The Rise Of FM Alternative Rock Radio

Among my oldest memories are listening to my mother's kitchen radio tuned to the music popular with adults of the early 60s. True, those artists included some giants such as Frank Sinatra, Nat King Cole, Peggy Lee, and Herb Alpert's Tijuana Brass, but unfortunately I also had to listen to The Ray Coniff Singers and The Singing Nun.

Then, in February 1964 The Beatles arrived in New York to appear on The Ed Sullivan Show. It wasn't love at first sight but my conversion came about swiftly and completely. From then on music superseded baseball as a childhood obsession.

The Beatles led me to listen to Philadelphia's only radio station that played rock & roll, top 40 WIBG, 99 on the AM dial. Later I moved on to the more modern, faster-paced WFIL, Famous 56, who usurped WIBG's throne. For those of us living in the northern Philadelphia suburbs we could also listen to the king of all the top 40 stations, New York City's WABC, Musicradio 77, whose signal was actually stronger than WIBG's at night. After dark I also remember tuning in to WCFL in Chicago and CKLW in Windsor, Ontario. Those stations all had one thing in common: very limited playlists.

The top 40 stations were not without their advantages. I was exposed to genres and artists I never knew existed. In the Spring of 1965 my first exposure to black music was on WIBG. I had never heard anything before that sounded like Motown, James Brown, and Ray Charles. I remember hearing my first Beach Boys song, "Help Me Rhonda." WIBG is where I first heard country music. While the styles of music broadcast on these stations varied wildly the listener would only hear the same forty songs over, and over, and over again. WABC even played the number one song every hour!
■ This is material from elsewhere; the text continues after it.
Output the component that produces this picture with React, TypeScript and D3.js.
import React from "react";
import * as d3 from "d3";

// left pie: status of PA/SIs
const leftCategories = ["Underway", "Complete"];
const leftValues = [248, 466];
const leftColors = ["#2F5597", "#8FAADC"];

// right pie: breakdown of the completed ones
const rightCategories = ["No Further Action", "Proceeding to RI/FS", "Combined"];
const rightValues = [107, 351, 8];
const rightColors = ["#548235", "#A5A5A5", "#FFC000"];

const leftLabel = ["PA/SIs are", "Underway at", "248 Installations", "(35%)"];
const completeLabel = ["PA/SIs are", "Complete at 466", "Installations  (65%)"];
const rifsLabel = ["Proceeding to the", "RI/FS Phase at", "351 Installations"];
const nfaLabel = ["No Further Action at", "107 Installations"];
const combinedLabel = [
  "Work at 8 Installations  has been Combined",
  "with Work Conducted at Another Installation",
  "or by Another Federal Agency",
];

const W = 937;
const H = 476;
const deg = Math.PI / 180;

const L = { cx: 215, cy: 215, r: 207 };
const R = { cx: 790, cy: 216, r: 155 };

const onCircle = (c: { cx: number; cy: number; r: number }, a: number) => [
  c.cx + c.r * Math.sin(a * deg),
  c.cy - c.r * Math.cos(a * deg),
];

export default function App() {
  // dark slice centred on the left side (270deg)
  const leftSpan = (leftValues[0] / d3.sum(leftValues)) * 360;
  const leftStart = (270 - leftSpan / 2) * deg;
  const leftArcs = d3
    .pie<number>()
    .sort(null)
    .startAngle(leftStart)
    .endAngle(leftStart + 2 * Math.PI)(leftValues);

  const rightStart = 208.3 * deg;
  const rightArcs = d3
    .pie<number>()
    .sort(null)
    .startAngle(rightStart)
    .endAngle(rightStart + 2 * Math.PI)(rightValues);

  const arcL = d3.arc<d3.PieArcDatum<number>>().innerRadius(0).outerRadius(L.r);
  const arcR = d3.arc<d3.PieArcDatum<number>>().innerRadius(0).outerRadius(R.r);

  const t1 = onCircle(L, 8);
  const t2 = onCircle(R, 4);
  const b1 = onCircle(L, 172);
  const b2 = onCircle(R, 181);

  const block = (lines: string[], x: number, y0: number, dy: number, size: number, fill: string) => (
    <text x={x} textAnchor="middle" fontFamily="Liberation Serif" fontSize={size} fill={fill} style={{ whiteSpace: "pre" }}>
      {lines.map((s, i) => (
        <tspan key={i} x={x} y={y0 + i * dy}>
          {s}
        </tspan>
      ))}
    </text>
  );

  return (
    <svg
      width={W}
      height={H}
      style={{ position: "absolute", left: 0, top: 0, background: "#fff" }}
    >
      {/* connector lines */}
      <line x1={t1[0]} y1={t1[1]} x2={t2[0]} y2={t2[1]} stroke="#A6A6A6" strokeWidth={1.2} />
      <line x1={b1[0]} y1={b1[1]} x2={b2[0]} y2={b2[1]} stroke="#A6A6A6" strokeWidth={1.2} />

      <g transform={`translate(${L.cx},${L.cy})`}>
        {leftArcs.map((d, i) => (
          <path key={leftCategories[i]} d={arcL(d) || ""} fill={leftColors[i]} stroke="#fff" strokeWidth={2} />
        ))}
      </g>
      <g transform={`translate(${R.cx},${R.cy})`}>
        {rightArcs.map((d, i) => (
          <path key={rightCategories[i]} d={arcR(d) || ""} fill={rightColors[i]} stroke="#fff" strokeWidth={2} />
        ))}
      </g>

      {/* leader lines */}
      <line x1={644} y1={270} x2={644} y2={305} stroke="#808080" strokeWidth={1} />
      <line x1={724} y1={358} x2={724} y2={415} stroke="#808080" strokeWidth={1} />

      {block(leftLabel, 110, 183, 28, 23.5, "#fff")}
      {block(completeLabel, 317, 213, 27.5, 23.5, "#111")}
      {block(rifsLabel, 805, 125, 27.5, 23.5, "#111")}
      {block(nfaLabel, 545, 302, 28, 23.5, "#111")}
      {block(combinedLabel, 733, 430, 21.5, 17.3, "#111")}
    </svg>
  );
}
Broadcasters just didn't seem to care about FM radio. It had been languishing in obscurity for twenty years despite its superior clarity and static free, stereo sound. With FM you could even listen to the radio during a thunderstorm or while driving under an overpass.

Per the website Radio Survivor, in the summer of 1965 the bureaucrats at the FCC actually did America a favor. They ruled that any FM radio station that was owned and operated by an AM outlet would no longer be allowed to simulcast its sister station's programming for more than 50% of the broadcast day if the cities they served had a population of over 100,000. This meant that many FM stations all over America had to come up with a lot of new programming. The stage was now set for the advent of FM rock radio.
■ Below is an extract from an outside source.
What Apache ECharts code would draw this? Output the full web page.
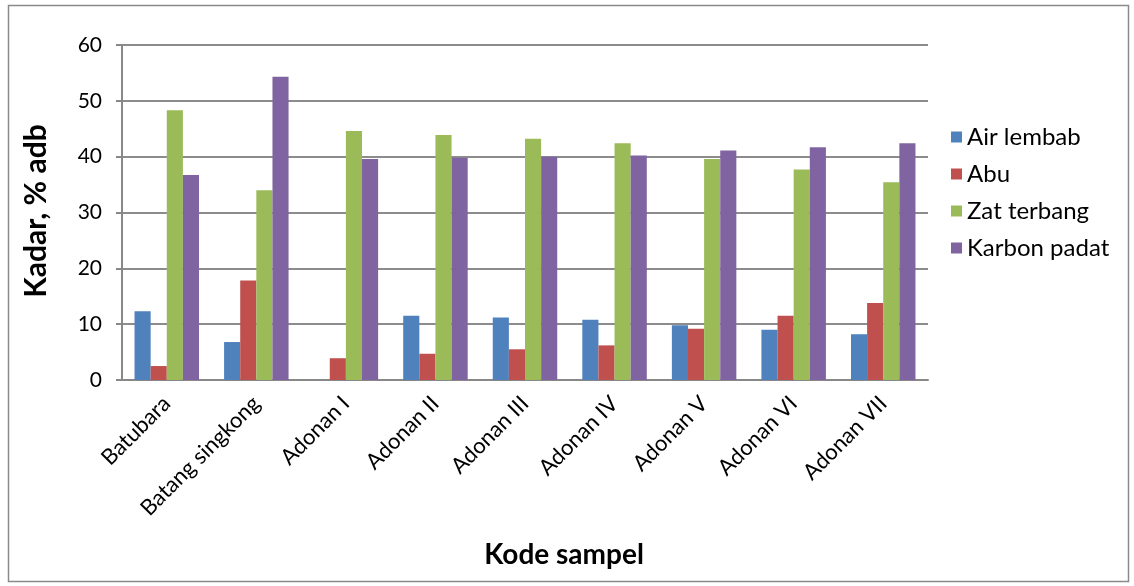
<!DOCTYPE html>
<html>
<head>
<meta charset="utf-8">
<script src="https://cdn.jsdelivr.net/npm/echarts@6/dist/echarts.min.js"></script>
<style>
  html, body { margin: 0; padding: 0; background: #fff; }
  #chart { width: 1134px; height: 586px; }
</style>
</head>
<body>
<div id="chart"></div>
<script>
// Sample codes on the x axis
const categories = ['Batubara', 'Batang singkong', 'Adonan I', 'Adonan II', 'Adonan III',
  'Adonan IV', 'Adonan V', 'Adonan VI', 'Adonan VII'];
// Proximate analysis, % adb
const airLembab   = [12.3, 6.8, 0, 11.5, 11.2, 10.8, 9.8, 9.0, 8.2];
const abu         = [2.5, 17.8, 3.9, 4.7, 5.5, 6.2, 9.2, 11.5, 13.8];
const zatTerbang  = [48.3, 34.0, 44.6, 43.9, 43.2, 42.4, 39.6, 37.7, 35.4];
const karbonPadat = [36.7, 54.3, 39.6, 39.8, 40.0, 40.2, 41.1, 41.7, 42.4];
const seriesNames = ['Air lembab', 'Abu', 'Zat terbang', 'Karbon padat'];
const colors = ['#4F81BD', '#C0504D', '#9BBB59', '#8064A2'];

const font = 'Lato, "Open Sans", sans-serif';
const chart = echarts.init(document.getElementById('chart'));

const seriesData = [airLembab, abu, zatTerbang, karbonPadat];

chart.setOption({
  animation: false,
  color: colors,
  grid: { left: 122, right: 206, top: 45, bottom: 206 },
  legend: {
    orient: 'vertical',
    left: 946,
    top: 120,
    itemWidth: 11,
    itemHeight: 11,
    itemGap: 13,
    icon: 'rect',
    textStyle: { fontFamily: font, fontSize: 24, color: '#000' },
    data: seriesNames
  },
  xAxis: {
    type: 'category',
    data: categories,
    axisTick: { show: false },
    axisLine: { lineStyle: { color: '#888', width: 2 } },
    axisLabel: {
      rotate: 45,
      interval: 0,
      margin: 20,
      fontFamily: font,
      fontSize: 22,
      color: '#000'
    }
  },
  yAxis: {
    type: 'value',
    min: 0,
    max: 60,
    interval: 10,
    axisLine: { show: true, lineStyle: { color: '#888', width: 2 } },
    axisTick: { show: true, length: 6, lineStyle: { color: '#888', width: 2 }, inside: false },
    splitLine: { lineStyle: { color: '#8c8c8c', width: 2 } },
    axisLabel: { fontFamily: font, fontSize: 21, color: '#000', margin: 20 }
  },
  graphic: [
    {
      type: 'rect',
      shape: { x: 8.5, y: 5.5, width: 1120, height: 576 },
      style: { fill: 'none', stroke: '#8a8a8a', lineWidth: 1.5 },
      silent: true
    },
    {
      type: 'text',
      x: 36,
      y: 211,
      rotation: Math.PI / 2,
      style: {
        text: 'Kadar, % adb',
        fontFamily: font,
        fontSize: 30,
        fontWeight: 'bold',
        fill: '#000',
        align: 'center',
        verticalAlign: 'middle'
      }
    },
    {
      type: 'text',
      x: 564,
      y: 555,
      style: {
        text: 'Kode sampel',
        fontFamily: font,
        fontSize: 28,
        fontWeight: 'bold',
        fill: '#000',
        align: 'center',
        verticalAlign: 'middle'
      }
    }
  ],
  series: seriesNames.map((name, i) => ({
    name: name,
    type: 'bar',
    data: seriesData[i],
    barGap: '0%',
    barCategoryGap: '28%',
    itemStyle: { color: colors[i] }
  }))
});
</script>
</body>
</html>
Just as The Beatles arrival on these shores totally changed everything about how I viewed music the new FM programming broadened my horizons even more. "Underground" or "alternative" radio stations were able to experiment and play music the AM stations would never think of playing. WIP, 610 AM in Philadelphia, had an FM affiliate that eventually became WMMR, one of the pioneering FM, alternative rock stations in America.

In 1967 a disc jockey named Dave Herman had a weekday evening show on WMMR called The Marconi Experiment. The broadcast aired from 7 PM until Midnight and he only played records that AM radio wouldn't touch. FM played fewer commercials so there was a lot more room for the disc jockeys - many of whom were allowed to program their own shows - to stretch out with all kinds of musical experimentation. One night Herman played the entire "In-a-Gadda-Da-Vida" with its famous guitar riff and drum solo. It clocked in at 17:05. Pink Floyd's "A Saucerful Of Secrets," at 11:57, was another track I remember Herman spinning. I heard Frank Zappa and Jimmy Hendrix for the first time. None of these artists or tracks were likely to be played on AM.
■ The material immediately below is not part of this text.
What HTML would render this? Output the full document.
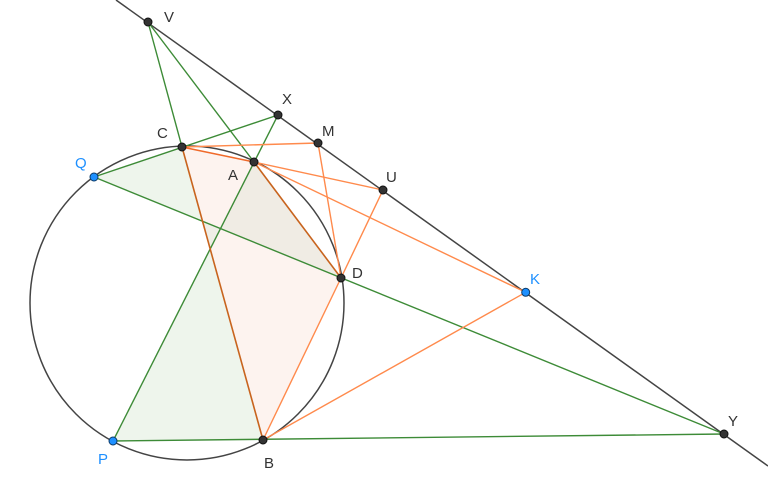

By 1972 GM, Ford, and Chrysler were adding FM radios to their cars as standard equipment. This enabled FM outlets to annually increase their audience and by 1978 they began winning the ratings wars. 

Today FM remains a viable listening option. In 2018 Nielsen.com posted the following"Each week, more Americans tune to AM/FM radio than any other platform. What’s more, according to Nielsen’s second-quarter 2017 Comparable Metrics Report, 93% of U.S. adults 18 and older listen to radio every week—more than those watching television or using a smartphone, TV connected device, tablet or PC."

More recently, as of March 2021, Radio Ink tells us that traditional radio continues to be King of The Car: "Despite wildly complicated looking infotainment screens in new vehicles, easily adaptable smartphone connections and WiFi, AM/FM radio is still king when it comes to what consumers listen to in their vehicles." 

So many people had their musical lives broadened by exposure to FM's wide ranging musical offerings  that I believe the 1965 FCC ruling is one of the defining moments in the history of rock & roll and popular music. My tastes, and I'm sure those of a whole lot of other young people, were strongly shaped by what we heard during the years of FM's rise to prominence.